## TASK GOAL:
Retype, exactly as they stand, the lines from the start of the data to the line that contains "import plotly.graph_objects as go", both ends included. Leave the pictures out.

## DATA BLOCK:

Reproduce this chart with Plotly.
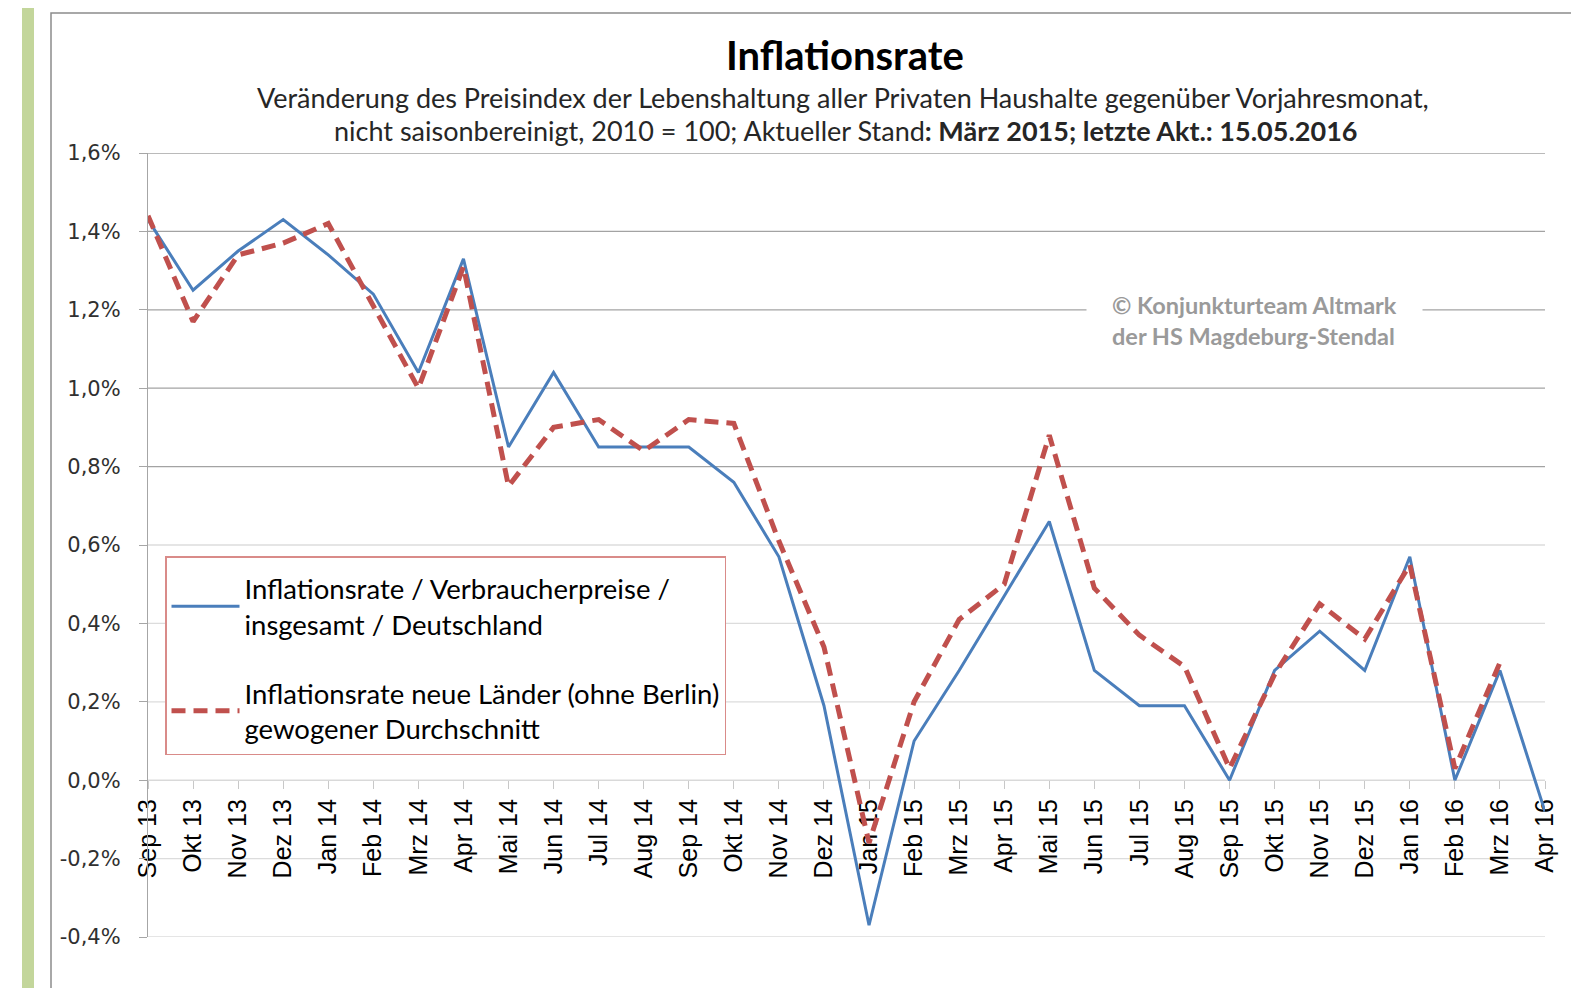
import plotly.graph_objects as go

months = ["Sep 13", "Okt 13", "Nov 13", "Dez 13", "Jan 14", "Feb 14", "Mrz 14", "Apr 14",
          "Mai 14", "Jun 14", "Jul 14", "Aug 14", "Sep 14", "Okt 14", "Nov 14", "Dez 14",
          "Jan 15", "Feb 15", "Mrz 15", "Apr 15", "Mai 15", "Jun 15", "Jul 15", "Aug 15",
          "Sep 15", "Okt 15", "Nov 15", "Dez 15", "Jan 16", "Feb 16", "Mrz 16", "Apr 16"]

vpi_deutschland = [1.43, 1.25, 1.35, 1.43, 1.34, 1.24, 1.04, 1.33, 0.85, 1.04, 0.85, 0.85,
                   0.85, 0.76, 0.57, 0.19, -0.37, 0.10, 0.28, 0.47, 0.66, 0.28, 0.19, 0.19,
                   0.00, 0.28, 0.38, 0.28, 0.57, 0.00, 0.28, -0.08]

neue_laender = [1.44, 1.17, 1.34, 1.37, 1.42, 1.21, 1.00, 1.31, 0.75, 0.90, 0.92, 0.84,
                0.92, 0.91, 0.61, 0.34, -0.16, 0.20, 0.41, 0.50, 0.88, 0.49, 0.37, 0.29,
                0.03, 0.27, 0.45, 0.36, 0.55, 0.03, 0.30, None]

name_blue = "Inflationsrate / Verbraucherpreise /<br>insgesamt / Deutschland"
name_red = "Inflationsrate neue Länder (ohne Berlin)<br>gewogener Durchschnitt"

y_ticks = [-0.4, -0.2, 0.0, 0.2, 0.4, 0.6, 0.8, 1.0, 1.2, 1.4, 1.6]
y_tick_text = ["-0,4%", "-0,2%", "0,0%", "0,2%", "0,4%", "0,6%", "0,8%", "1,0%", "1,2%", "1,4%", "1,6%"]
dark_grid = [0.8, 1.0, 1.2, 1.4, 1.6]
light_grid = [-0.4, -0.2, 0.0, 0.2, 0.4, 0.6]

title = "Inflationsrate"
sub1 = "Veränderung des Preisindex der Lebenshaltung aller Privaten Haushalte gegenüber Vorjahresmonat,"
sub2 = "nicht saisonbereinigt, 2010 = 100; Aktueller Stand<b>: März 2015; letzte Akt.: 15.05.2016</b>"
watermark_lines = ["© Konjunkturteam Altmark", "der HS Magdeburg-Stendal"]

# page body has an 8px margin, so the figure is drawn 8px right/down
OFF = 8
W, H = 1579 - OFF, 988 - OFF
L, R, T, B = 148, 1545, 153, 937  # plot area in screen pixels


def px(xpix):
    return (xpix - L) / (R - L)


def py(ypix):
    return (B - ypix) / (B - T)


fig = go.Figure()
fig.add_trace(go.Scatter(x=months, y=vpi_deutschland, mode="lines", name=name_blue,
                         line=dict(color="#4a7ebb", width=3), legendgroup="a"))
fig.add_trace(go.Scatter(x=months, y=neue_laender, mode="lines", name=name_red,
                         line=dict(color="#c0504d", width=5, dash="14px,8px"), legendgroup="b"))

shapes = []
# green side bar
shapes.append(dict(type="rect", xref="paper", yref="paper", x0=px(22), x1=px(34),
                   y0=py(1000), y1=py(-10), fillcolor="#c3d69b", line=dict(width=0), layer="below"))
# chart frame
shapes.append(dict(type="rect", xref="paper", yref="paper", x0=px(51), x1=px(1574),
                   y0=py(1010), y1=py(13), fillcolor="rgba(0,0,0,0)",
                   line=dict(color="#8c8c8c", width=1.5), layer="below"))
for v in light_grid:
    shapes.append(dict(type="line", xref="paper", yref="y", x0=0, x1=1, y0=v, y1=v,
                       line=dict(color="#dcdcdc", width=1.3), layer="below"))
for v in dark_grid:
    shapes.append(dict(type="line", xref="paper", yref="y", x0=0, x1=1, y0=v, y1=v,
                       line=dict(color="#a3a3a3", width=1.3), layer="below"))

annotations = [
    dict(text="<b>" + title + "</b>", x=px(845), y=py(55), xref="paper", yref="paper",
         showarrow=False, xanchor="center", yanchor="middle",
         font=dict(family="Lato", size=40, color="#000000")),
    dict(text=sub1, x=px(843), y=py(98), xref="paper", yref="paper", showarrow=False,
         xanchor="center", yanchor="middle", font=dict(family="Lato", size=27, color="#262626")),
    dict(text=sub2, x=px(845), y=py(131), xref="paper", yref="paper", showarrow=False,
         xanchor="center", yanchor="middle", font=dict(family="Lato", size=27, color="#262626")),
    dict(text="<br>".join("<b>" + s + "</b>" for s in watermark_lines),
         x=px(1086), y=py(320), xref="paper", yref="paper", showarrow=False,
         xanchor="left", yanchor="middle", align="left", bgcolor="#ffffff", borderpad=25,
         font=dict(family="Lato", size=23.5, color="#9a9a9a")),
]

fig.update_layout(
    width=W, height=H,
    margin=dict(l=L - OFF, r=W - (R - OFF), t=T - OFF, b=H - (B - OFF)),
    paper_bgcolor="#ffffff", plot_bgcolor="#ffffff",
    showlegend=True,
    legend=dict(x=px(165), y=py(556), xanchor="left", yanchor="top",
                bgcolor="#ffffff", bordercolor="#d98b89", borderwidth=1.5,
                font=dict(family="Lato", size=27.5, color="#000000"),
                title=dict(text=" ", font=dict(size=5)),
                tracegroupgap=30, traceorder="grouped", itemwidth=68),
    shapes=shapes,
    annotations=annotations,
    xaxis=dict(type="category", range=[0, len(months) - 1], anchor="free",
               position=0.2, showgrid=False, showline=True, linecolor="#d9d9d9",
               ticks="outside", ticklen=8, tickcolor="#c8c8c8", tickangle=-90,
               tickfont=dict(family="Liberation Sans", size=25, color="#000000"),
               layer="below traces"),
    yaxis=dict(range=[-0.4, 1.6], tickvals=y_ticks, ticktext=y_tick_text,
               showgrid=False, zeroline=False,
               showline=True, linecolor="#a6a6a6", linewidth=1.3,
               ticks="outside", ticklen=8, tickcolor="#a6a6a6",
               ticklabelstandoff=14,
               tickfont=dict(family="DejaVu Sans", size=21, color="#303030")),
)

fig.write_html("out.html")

## IN RESPONSE:
Reproduce this chart with Plotly.
import plotly.graph_objects as go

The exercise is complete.